Wandersman et al.2 present measurements and analysis of the tangential or friction force generated as a rubbery elastomer block with periodic surface ridges slides over a rough glass surface. The ridges on the elastomer surface, which have periods ranging from 125 to 760 micrometres, serve as stand-ins for the epidermal ridges on human fingers (Fig. 1a). They show that, when pressed against the glass surface to form contact regions several millimetres in diameter, the elastomer deforms around the rough surface texture in the same way as the epidermal ridges would if pressed against such a surface.

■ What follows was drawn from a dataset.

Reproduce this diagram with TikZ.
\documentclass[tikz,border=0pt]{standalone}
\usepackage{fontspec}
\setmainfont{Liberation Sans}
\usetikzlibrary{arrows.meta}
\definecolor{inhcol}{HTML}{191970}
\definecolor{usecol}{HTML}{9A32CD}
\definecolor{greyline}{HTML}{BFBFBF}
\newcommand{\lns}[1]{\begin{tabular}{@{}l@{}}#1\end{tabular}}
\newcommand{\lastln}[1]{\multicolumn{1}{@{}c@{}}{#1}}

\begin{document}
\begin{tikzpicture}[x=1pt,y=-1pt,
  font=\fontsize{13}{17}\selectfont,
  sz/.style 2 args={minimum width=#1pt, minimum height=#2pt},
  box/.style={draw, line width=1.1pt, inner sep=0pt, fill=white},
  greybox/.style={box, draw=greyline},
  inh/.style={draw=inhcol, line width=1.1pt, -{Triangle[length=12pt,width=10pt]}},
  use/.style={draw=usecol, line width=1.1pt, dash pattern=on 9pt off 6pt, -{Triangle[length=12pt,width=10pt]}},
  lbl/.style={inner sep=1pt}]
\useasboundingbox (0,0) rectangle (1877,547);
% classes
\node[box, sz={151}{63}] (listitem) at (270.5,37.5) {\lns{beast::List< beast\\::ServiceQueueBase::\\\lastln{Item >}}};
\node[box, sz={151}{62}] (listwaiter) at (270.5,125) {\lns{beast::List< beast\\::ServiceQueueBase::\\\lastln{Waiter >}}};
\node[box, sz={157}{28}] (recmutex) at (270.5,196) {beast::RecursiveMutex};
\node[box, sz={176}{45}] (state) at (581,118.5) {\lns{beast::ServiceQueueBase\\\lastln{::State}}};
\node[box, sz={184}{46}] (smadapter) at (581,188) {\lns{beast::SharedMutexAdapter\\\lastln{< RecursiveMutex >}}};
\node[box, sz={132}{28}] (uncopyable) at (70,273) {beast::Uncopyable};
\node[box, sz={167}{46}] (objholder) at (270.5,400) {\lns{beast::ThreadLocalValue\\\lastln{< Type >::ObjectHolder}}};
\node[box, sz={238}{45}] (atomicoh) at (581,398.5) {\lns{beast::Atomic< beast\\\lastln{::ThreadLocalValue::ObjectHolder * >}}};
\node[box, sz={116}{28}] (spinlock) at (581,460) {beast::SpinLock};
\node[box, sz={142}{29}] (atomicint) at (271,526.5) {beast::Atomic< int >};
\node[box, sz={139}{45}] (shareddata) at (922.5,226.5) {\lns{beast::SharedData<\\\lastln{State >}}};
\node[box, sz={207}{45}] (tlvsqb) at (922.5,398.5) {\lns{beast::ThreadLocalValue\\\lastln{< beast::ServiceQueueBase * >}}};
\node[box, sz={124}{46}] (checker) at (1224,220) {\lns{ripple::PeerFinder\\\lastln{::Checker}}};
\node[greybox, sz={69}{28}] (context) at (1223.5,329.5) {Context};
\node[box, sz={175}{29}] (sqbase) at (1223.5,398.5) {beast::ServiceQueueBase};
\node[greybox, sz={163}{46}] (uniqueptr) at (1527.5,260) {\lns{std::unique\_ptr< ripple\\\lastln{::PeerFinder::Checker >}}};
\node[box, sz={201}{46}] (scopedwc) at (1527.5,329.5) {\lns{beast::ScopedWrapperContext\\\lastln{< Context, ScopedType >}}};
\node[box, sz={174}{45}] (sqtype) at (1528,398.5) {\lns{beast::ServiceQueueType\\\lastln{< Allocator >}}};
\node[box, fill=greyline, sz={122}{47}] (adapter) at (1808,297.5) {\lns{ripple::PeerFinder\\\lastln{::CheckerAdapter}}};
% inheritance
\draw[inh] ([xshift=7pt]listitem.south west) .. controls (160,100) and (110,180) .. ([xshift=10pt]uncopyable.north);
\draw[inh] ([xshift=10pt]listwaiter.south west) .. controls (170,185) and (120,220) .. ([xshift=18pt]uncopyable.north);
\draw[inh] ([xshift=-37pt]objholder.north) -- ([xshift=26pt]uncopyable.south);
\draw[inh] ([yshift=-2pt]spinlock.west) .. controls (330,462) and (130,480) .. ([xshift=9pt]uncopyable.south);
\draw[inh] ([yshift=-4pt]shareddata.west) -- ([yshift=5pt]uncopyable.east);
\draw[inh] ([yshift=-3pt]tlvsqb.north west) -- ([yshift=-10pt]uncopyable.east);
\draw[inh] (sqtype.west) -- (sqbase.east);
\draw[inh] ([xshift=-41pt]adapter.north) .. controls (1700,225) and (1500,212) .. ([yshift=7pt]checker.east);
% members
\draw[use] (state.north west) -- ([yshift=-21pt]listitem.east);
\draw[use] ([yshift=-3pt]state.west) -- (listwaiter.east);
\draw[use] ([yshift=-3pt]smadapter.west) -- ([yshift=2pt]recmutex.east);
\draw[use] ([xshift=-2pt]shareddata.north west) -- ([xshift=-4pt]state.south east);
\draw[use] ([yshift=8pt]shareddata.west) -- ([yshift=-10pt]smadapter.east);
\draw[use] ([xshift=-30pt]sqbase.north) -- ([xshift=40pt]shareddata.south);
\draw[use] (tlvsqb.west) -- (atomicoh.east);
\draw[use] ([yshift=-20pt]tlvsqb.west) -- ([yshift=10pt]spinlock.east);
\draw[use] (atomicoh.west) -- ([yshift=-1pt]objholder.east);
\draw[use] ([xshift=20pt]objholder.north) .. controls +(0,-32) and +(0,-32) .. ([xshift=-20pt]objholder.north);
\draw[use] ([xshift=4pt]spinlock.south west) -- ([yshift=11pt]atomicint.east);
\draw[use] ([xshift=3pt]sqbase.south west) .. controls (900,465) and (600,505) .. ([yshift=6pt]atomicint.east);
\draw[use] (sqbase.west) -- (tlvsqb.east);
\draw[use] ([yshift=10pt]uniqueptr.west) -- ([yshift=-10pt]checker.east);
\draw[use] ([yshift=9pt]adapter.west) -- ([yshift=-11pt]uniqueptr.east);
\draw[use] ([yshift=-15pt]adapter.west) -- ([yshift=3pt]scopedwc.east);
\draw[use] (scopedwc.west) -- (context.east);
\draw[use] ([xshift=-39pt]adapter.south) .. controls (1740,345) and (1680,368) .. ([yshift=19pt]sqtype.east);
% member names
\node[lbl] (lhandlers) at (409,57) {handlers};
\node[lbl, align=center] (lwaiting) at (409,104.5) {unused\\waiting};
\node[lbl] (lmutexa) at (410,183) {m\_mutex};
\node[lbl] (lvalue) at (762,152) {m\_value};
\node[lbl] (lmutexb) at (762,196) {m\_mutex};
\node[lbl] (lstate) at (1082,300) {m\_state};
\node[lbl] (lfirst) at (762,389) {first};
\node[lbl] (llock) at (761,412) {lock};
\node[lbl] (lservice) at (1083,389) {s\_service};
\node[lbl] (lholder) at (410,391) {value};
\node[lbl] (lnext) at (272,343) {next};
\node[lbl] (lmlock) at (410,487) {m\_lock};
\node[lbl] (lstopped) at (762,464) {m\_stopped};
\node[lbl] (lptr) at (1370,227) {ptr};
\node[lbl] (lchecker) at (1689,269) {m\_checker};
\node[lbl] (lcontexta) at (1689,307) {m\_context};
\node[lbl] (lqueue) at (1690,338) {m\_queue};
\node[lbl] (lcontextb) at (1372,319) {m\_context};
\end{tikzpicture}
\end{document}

With numerous ridges in contact, one might expect that any periodic variation in the friction force due to these ridges would average out; indeed, this can be shown analytically if the friction force generated in each microscopically small area in contact (much smaller than the width of a ridge) is strictly proportional to the local normal or loading force pressing the two surfaces into contact over this area. This linear relationship between the friction and load forces is usually referred to as Amontons' law of friction4, which states that the friction force, F, is proportional to the loading force, L, or F = μL, where μ is the coefficient of friction. However, the authors find that, rather than this friction modulation averaging to zero, the net friction acting on the elastomer block goes up and down slightly (by up to a few per cent) during the sliding experiments (Fig. 1b), with the same period as the ridges. And, surprisingly, the amplitude of this modulation actually increases when the net loading force increases.

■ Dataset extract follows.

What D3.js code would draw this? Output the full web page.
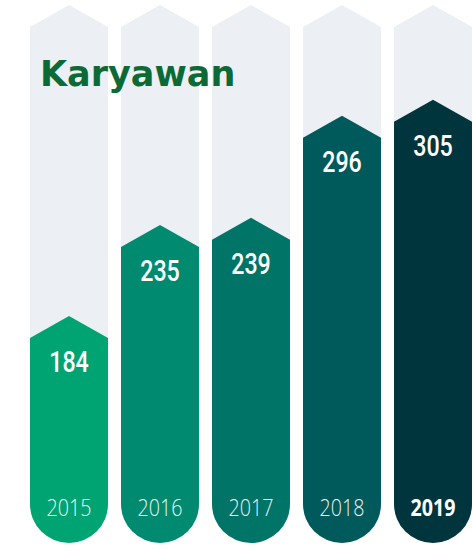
<!DOCTYPE html>
<html>
<head>
<meta charset="utf-8">
<script src="https://cdn.jsdelivr.net/npm/d3@7"></script>
<style>
  body { margin: 0; background: #fff; }
</style>
</head>
<body>
<div id="chart"></div>
<script>
// data
var years = ["2015", "2016", "2017", "2018", "2019"];
var values = [184, 235, 239, 296, 305];
var colors = ["#00a473", "#008b70", "#007467", "#005a5b", "#01353d"];
var title = "Karyawan";

var svgWidth = 474;
var svgHeight = 551;

var svg = d3.select("#chart")
    .append("svg")
    .attr("width", svgWidth)
    .attr("height", svgHeight);

var data = years.map(function (y, i) {
    return { year: y, value: values[i], color: colors[i] };
});

// scales
var x = d3.scaleBand()
    .domain(years)
    .range([30, 472])
    .paddingInner(0.143)
    .paddingOuter(0);

var y = d3.scaleLinear()
    .domain([0, 358])
    .range([667, 27]);

var bottom = 543;
var tip = 22;

// arrow-topped column with rounded bottom
function column(x0, w, top) {
    var r = w / 2;
    return "M" + x0 + "," + top +
        "L" + (x0 + r) + "," + (top - tip) +
        "L" + (x0 + w) + "," + top +
        "L" + (x0 + w) + "," + (bottom - r) +
        "A" + r + "," + r + " 0 0 1 " + x0 + "," + (bottom - r) + "Z";
}

// background columns
svg.append("g")
    .selectAll("path")
    .data(data)
    .enter()
    .append("path")
    .attr("d", d => column(x(d.year), x.bandwidth(), y(y.domain()[1])))
    .attr("fill", "#eceff3");

// title
svg.append("text")
    .attr("x", 40)
    .attr("y", 86)
    .attr("font-family", "DejaVu Sans")
    .attr("font-weight", "bold")
    .attr("font-size", "35px")
    .attr("fill", "#0b6a35")
    .text(title);

// value columns
svg.append("g")
    .selectAll("path")
    .data(data)
    .enter()
    .append("path")
    .attr("d", d => column(x(d.year), x.bandwidth(), y(d.value)))
    .attr("fill", d => d.color);

// value labels
svg.append("g")
    .selectAll("text")
    .data(data)
    .enter()
    .append("text")
    .attr("transform", d => `translate(${x(d.year) + x.bandwidth() / 2}, ${y(d.value) + 34}) scale(0.8, 1)`)
    .attr("text-anchor", "middle")
    .attr("font-family", "Roboto")
    .attr("font-weight", 500)
    .attr("font-size", "29px")
    .attr("fill", "#fff")
    .text(d => d.value);

// year labels
svg.append("g")
    .selectAll("text")
    .data(data)
    .enter()
    .append("text")
    .attr("transform", d => `translate(${x(d.year) + x.bandwidth() / 2}, 516) scale(0.82, 1)`)
    .attr("text-anchor", "middle")
    .attr("font-family", "Open Sans")
    .attr("font-weight", (d, i) => i === years.length - 1 ? 700 : 300)
    .attr("font-size", "24px")
    .attr("fill", "#fff")
    .attr("opacity", (d, i) => i === years.length - 1 ? 1 : 0.92)
    .text(d => d.year);
</script>
</body>
</html>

One of the fundamental advances provided by Wandersman et al.2 is their analysis showing that, if the local friction coefficient depends even slightly on pressure (which is equivalent to friction being slightly non-linear with load), the modulation in friction can increase with loading force. They find good agreement between the experiments and a model in which friction varies non-linearly with load: F = ALγ, where γ = 0.87 ± 0.04 and A is a constant. In this model, the roughness of the surface against which the fingerprint-like ridges are being slid has the important role of providing a heterogeneous distribution of contact pressure locally along the ridges. As the roughness increases, a wider distribution of loading pressure occurs, leading to a larger modulation in friction as a result of the non-linear nature of friction with load. The spatial period of the ridges serves to concentrate the minute variation of friction caused by these texture-induced pressure modulations all at one frequency, making it much easier to discern this variation from the average net friction.

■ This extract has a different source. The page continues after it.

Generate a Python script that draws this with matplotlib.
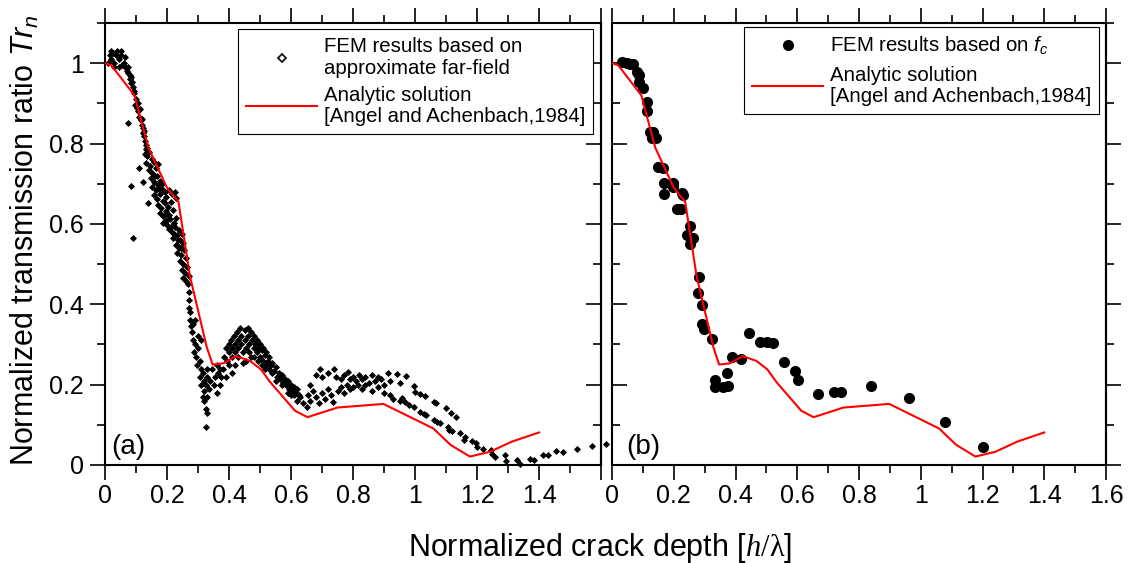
import matplotlib
matplotlib.use("Agg")
import matplotlib.pyplot as plt
import numpy as np
from matplotlib.ticker import MultipleLocator, FuncFormatter
from matplotlib.lines import Line2D

plt.rcParams['font.family'] = ['Liberation Sans', 'DejaVu Sans']
plt.rcParams['mathtext.fontset'] = 'custom'
plt.rcParams['mathtext.rm'] = 'Liberation Sans'
plt.rcParams['mathtext.it'] = 'Liberation Sans:italic'
plt.rcParams['mathtext.bf'] = 'Liberation Serif:italic'
plt.rcParams['mathtext.sf'] = 'Liberation Serif'

# analytic solution [Angel and Achenbach, 1984]
ana_x = [0, 0.02, 0.095, 0.14, 0.2, 0.237, 0.274, 0.328, 0.347, 0.382, 0.423, 0.468,
         0.503, 0.532, 0.613, 0.653, 0.75, 0.898, 1.059, 1.115, 1.177, 1.242, 1.312, 1.4]
ana_y = [1.0, 0.995, 0.92, 0.79, 0.69, 0.655, 0.47, 0.294, 0.25, 0.253, 0.271, 0.259,
         0.238, 0.207, 0.135, 0.119, 0.143, 0.152, 0.091, 0.05, 0.021, 0.033, 0.058, 0.081]

# (b) FEM results based on f_c
fc_x = [0.031, 0.048, 0.058, 0.069, 0.080, 0.086, 0.086, 0.099, 0.112, 0.112, 0.123, 0.134,
        0.128, 0.141, 0.150, 0.166, 0.169, 0.169, 0.196, 0.196, 0.226, 0.231, 0.209, 0.223,
        0.252, 0.242, 0.263, 0.252, 0.283, 0.279, 0.293, 0.292, 0.298, 0.325, 0.333, 0.333,
        0.360, 0.376, 0.371, 0.389, 0.417, 0.444, 0.480, 0.501, 0.520, 0.557, 0.592, 0.601,
        0.666, 0.720, 0.741, 0.840, 0.961, 1.080, 1.200]
fc_y = [1.003, 1.001, 0.999, 0.998, 0.978, 0.970, 0.953, 0.937, 0.904, 0.881, 0.829, 0.829,
        0.815, 0.815, 0.742, 0.738, 0.703, 0.674, 0.701, 0.691, 0.677, 0.672, 0.636, 0.638,
        0.595, 0.572, 0.564, 0.550, 0.467, 0.429, 0.399, 0.350, 0.338, 0.313, 0.211, 0.195,
        0.193, 0.197, 0.228, 0.268, 0.265, 0.328, 0.307, 0.307, 0.303, 0.257, 0.235, 0.211,
        0.177, 0.182, 0.182, 0.197, 0.167, 0.108, 0.046]

# (a) FEM results based on approximate far-field (x, y)
ff_top = [(0.01, 1.0), (0.015, 1.02), (0.02, 1.01), (0.025, 1.025), (0.03, 1.0), (0.035, 1.02),
          (0.04, 1.03), (0.045, 1.01), (0.05, 1.02), (0.055, 0.995), (0.06, 1.0), (0.065, 1.015),
          (0.03, 0.99), (0.045, 0.99), (0.02, 1.03), (0.05, 1.03),
          (0.065, 0.99), (0.07, 0.98), (0.075, 0.975), (0.08, 0.96), (0.082, 0.97), (0.085, 0.95),
          (0.09, 0.94), (0.092, 0.925), (0.095, 0.93), (0.1, 0.91), (0.098, 0.895), (0.105, 0.9),
          (0.108, 0.88), (0.111, 0.867), (0.113, 0.885), (0.116, 0.858), (0.118, 0.847), (0.121, 0.838),
          (0.123, 0.826), (0.126, 0.818), (0.129, 0.806), (0.131, 0.797), (0.133, 0.786), (0.136, 0.778),
          (0.075, 0.99), (0.085, 0.965), (0.088, 0.952), (0.104, 0.888), (0.119, 0.862), (0.127, 0.832),
          (0.075, 0.85), (0.084, 0.695), (0.091, 0.564), (0.11, 0.74), (0.123, 0.704),
          (0.14, 0.652), (0.186, 0.603), (0.231, 0.547)]
ff_fall = [(0.128, 0.775), (0.137, 0.768), (0.143, 0.779), (0.152, 0.762), (0.133, 0.752),
           (0.146, 0.744), (0.158, 0.755), (0.141, 0.733), (0.153, 0.726), (0.163, 0.738),
           (0.149, 0.714), (0.157, 0.705), (0.168, 0.719), (0.176, 0.708), (0.152, 0.693),
           (0.163, 0.684), (0.171, 0.697), (0.184, 0.688), (0.193, 0.679), (0.158, 0.671),
           (0.167, 0.662), (0.178, 0.674), (0.186, 0.658), (0.197, 0.667), (0.172, 0.648),
           (0.181, 0.639), (0.192, 0.651), (0.203, 0.643), (0.212, 0.655), (0.179, 0.628),
           (0.188, 0.619), (0.198, 0.633), (0.207, 0.622), (0.219, 0.634), (0.192, 0.607),
           (0.201, 0.598), (0.211, 0.612), (0.222, 0.603), (0.229, 0.615), (0.206, 0.588),
           (0.217, 0.579), (0.226, 0.592), (0.238, 0.584), (0.219, 0.566), (0.231, 0.572),
           (0.242, 0.561), (0.248, 0.575), (0.228, 0.548), (0.239, 0.541), (0.251, 0.553),
           (0.233, 0.527), (0.246, 0.522), (0.256, 0.534), (0.241, 0.508), (0.252, 0.499),
           (0.262, 0.514), (0.247, 0.486), (0.257, 0.478), (0.266, 0.492), (0.253, 0.466),
           (0.262, 0.458), (0.271, 0.471),
           (0.205, 0.685), (0.215, 0.675), (0.225, 0.68), (0.23, 0.665), (0.16, 0.72),
           (0.17, 0.75), (0.135, 0.79), (0.185, 0.7), (0.2, 0.61), (0.215, 0.595),
           (0.235, 0.56), (0.245, 0.54), (0.174, 0.686), (0.196, 0.625), (0.224, 0.575)]
ff_dip = [(0.268, 0.45), (0.27, 0.43), (0.272, 0.41), (0.27, 0.39), (0.275, 0.38), (0.273, 0.36),
          (0.278, 0.345), (0.282, 0.33), (0.285, 0.31), (0.29, 0.3), (0.288, 0.28), (0.295, 0.27),
          (0.298, 0.25), (0.3, 0.29), (0.305, 0.26), (0.31, 0.24), (0.305, 0.22), (0.31, 0.2),
          (0.315, 0.23), (0.318, 0.21), (0.32, 0.185), (0.325, 0.2), (0.328, 0.24), (0.33, 0.22),
          (0.335, 0.19), (0.34, 0.21), (0.345, 0.24), (0.35, 0.2), (0.355, 0.22), (0.36, 0.18),
          (0.36, 0.25), (0.365, 0.23), (0.37, 0.2), (0.372, 0.24), (0.375, 0.22), (0.315, 0.17),
          (0.32, 0.16), (0.33, 0.17), (0.326, 0.14), (0.33, 0.13), (0.325, 0.095), (0.29, 0.36),
          (0.285, 0.35), (0.3, 0.32), (0.31, 0.31)]
ff_hump = [(0.38, 0.24), (0.385, 0.27), (0.39, 0.29), (0.39, 0.22), (0.395, 0.26), (0.4, 0.3),
           (0.4, 0.28), (0.405, 0.31), (0.41, 0.27), (0.41, 0.29), (0.415, 0.32), (0.42, 0.3),
           (0.42, 0.28), (0.425, 0.33), (0.43, 0.31), (0.43, 0.29), (0.435, 0.34), (0.44, 0.32),
           (0.44, 0.3), (0.445, 0.28), (0.45, 0.335), (0.45, 0.31), (0.455, 0.29), (0.46, 0.34),
           (0.46, 0.32), (0.465, 0.3), (0.47, 0.33), (0.47, 0.27), (0.475, 0.31), (0.48, 0.32),
           (0.48, 0.29), (0.485, 0.3), (0.49, 0.31), (0.49, 0.28), (0.495, 0.29), (0.5, 0.3),
           (0.5, 0.27), (0.505, 0.285), (0.51, 0.29), (0.51, 0.26), (0.515, 0.275), (0.52, 0.28),
           (0.52, 0.25), (0.525, 0.26), (0.53, 0.27), (0.53, 0.24), (0.535, 0.25), (0.54, 0.255),
           (0.545, 0.235), (0.55, 0.245), (0.555, 0.22), (0.56, 0.23), (0.565, 0.215), (0.57, 0.225),
           (0.575, 0.205), (0.58, 0.215), (0.585, 0.2), (0.59, 0.21), (0.595, 0.19), (0.6, 0.2),
           (0.605, 0.185), (0.61, 0.195), (0.615, 0.18), (0.62, 0.19), (0.625, 0.175), (0.43, 0.27),
           (0.445, 0.255), (0.42, 0.25), (0.4, 0.25), (0.41, 0.23), (0.455, 0.26), (0.465, 0.28),
           (0.48, 0.27), (0.495, 0.26), (0.505, 0.25), (0.515, 0.24), (0.54, 0.23), (0.55, 0.21),
           (0.57, 0.2), (0.6, 0.175), (0.59, 0.18)]
ff_tail = [(0.66, 0.2), (0.68, 0.225), (0.694, 0.238), (0.7, 0.22), (0.72, 0.23), (0.74, 0.238),
           (0.745, 0.22), (0.76, 0.215), (0.77, 0.225), (0.785, 0.232), (0.79, 0.215), (0.8, 0.22),
           (0.81, 0.21), (0.82, 0.225), (0.83, 0.215), (0.84, 0.22), (0.85, 0.205), (0.86, 0.225),
           (0.87, 0.21), (0.88, 0.22), (0.89, 0.215), (0.9, 0.2), (0.914, 0.228), (0.92, 0.21),
           (0.941, 0.227), (0.95, 0.205), (0.971, 0.221),
           (0.63, 0.17), (0.64, 0.155), (0.65, 0.145), (0.655, 0.175), (0.66, 0.16), (0.67, 0.185),
           (0.68, 0.17), (0.69, 0.155), (0.7, 0.18), (0.71, 0.165), (0.72, 0.19), (0.73, 0.175),
           (0.737, 0.158), (0.75, 0.185), (0.76, 0.195), (0.77, 0.18), (0.78, 0.2), (0.79, 0.19),
           (0.8, 0.195), (0.815, 0.2), (0.83, 0.19), (0.84, 0.2), (0.86, 0.185), (0.88, 0.195),
           (0.9, 0.18), (0.92, 0.175), (0.93, 0.165), (0.95, 0.16), (0.957, 0.167), (0.968, 0.157),
           (0.98, 0.15), (0.62, 0.16), (0.61, 0.175),
           (0.997, 0.197), (1.0, 0.182), (1.016, 0.177), (1.032, 0.172), (0.997, 0.145),
           (1.016, 0.132), (1.03, 0.128), (1.035, 0.124), (1.061, 0.157), (1.068, 0.154),
           (1.06, 0.112), (1.07, 0.108), (1.08, 0.104), (1.1, 0.142), (1.115, 0.13), (1.132, 0.12),
           (1.106, 0.095), (1.11, 0.088), (1.12, 0.084), (1.145, 0.08), (1.16, 0.07), (1.158, 0.062),
           (1.184, 0.06), (1.197, 0.055), (1.2, 0.045), (1.219, 0.04), (1.244, 0.037), (1.248, 0.028),
           (1.258, 0.02), (1.29, 0.025), (1.292, 0.01), (1.33, 0.012), (1.34, 0.002), (1.371, 0.015),
           (1.384, 0.012), (1.413, 0.025), (1.429, 0.025), (1.454, 0.035), (1.476, 0.032),
           (1.524, 0.04), (1.57, 0.047), (1.616, 0.052)]

ff = np.array(ff_top + ff_fall + ff_dip + ff_hump + ff_tail)

fig = plt.figure(figsize=(11.35, 5.63), dpi=100)
ax1 = fig.add_axes([105 / 1135, 98 / 563, 496 / 1135, 442 / 563])
ax2 = fig.add_axes([612 / 1135, 98 / 563, 494 / 1135, 442 / 563])

ax1.plot(ff[:, 0], ff[:, 1], ls='none', marker='D', ms=3, color='black', mew=0.6, clip_on=False, zorder=3)
ax1.plot(ana_x, ana_y, color='red', lw=1.5, zorder=4)
ax2.plot(fc_x, fc_y, ls='none', marker='o', ms=7, color='black', zorder=3)
ax2.plot(ana_x, ana_y, color='red', lw=1.5, zorder=4)

fmt = FuncFormatter(lambda v, p: '%g' % round(v, 2))
fmt_left = FuncFormatter(lambda v, p: '' if v > 1.5 else '%g' % round(v, 2))

for ax, side in [(ax1, 'a'), (ax2, 'b')]:
    ax.set_xlim(0, 1.6)
    ax.set_ylim(0, 1.1)
    for s in ax.spines.values():
        s.set_linewidth(1.5)
    ax.xaxis.set_major_locator(MultipleLocator(0.2))
    ax.xaxis.set_minor_locator(MultipleLocator(0.1))
    ax.yaxis.set_major_locator(MultipleLocator(0.2))
    ax.yaxis.set_minor_locator(MultipleLocator(0.1))
    ax.tick_params(axis='x', which='both', direction='out', top=True, bottom=True,
                   labelsize=18, pad=3)
    ax.tick_params(which='major', length=11, width=1.2)
    ax.tick_params(which='minor', length=5.5, width=1.2)
    sec = ax.secondary_yaxis('right')
    sec.yaxis.set_major_locator(MultipleLocator(0.2))
    sec.yaxis.set_minor_locator(MultipleLocator(0.1))
    sec.spines['right'].set_linewidth(1.5)
    sec.tick_params(which='major', length=11, width=1.2, labelright=False)
    sec.tick_params(which='minor', length=5.5, width=1.2)
    if side == 'a':
        ax.xaxis.set_major_formatter(fmt_left)
        ax.yaxis.set_major_formatter(fmt)
        ax.tick_params(axis='y', which='both', direction='out', labelsize=18, pad=4)
        sec.tick_params(which='both', direction='in')
    else:
        ax.xaxis.set_major_formatter(fmt)
        ax.tick_params(axis='y', which='both', direction='in', labelleft=False)
        sec.tick_params(which='both', direction='out')

ax1.text(0.02, 0.012, '(a)', fontsize=20, ha='left', va='bottom')
ax2.text(0.045, 0.012, '(b)', fontsize=20, ha='left', va='bottom')

h1 = [Line2D([], [], ls='none', marker='D', ms=4, mfc='white', mec='black', mew=1.2),
      Line2D([], [], color='red', lw=1.5)]
l1 = ['FEM results based on\napproximate far-field', 'Analytic solution\n[Angel and Achenbach,1984]']
h2 = [Line2D([], [], ls='none', marker='o', ms=7, color='black'),
      Line2D([], [], color='red', lw=1.5)]
l2 = ['FEM results based on $f_c$', 'Analytic solution\n[Angel and Achenbach,1984]']

for ax, h, l, anchor in [(ax1, h1, l1, (0.984, 0.986)), (ax2, h2, l2, (0.986, 0.991))]:
    leg = ax.legend(h, l, loc='upper right', bbox_to_anchor=anchor, borderaxespad=0,
                    fontsize=14.7, fancybox=False, framealpha=1, edgecolor='black',
                    handlelength=3.5, handletextpad=0.3, labelspacing=0.4,
                    borderpad=0.4)
    leg.get_frame().set_linewidth(0.8)
    for t in leg.get_texts():
        t.set_linespacing(1.15)

fig.text(25 / 1135, 1 - 240 / 563, 'Normalized transmission ratio $Tr_n$', rotation=90,
         ha='center', va='center', fontsize=22)
fig.text(600 / 1135, 1 - 548 / 563, r'Normalized crack depth [$\mathbf{h}\mathsf{/\lambda}$]',
         ha='center', va='center', fontsize=22)

fig.savefig('out.png', dpi=100)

The sliding of fingerprint-like ridges over surfaces is not the only area in which Wandersman and colleagues' analysis should apply. Because friction forces are rarely strictly linear with loading forces (as postulated in Amontons' law)5, we believe that this analysis could provide a valuable way to use friction fluctuations to characterize surface roughness on many types of material pairs sliding against each other. The amplitude and the load-dependence of the fluctuations reveal information on the surface's topographic characteristics at length scales much smaller than that of the patterned ridges. As a result, we think that one exciting area to which the method developed by Wandersman et al.2 could be extended is the characterization of surface roughness down to the nanometre scale or even smaller atomic length scales.
For example, for many years, atomic-scale modulations of friction have been observed when the sharp tip of an atomic force microscope (AFM) slides across the periodic arrangement of atoms on a crystalline surface6. However, these AFM experiments typically require very small loading forces (nanonewtons) to maintain a contact area of only a few nanometres in diameter in order to see the atomic-scale modulation of friction. But, perhaps, with suitably designed patterned ridges and friction sensors, this ability to sense the atomic-level contribution to the friction modulation could be extended from the current nanometre-sized contact zones of AFMs to millimetre-sized contact zones, allowing future robotic fingers to feel the atomic-level contribution to surface texture.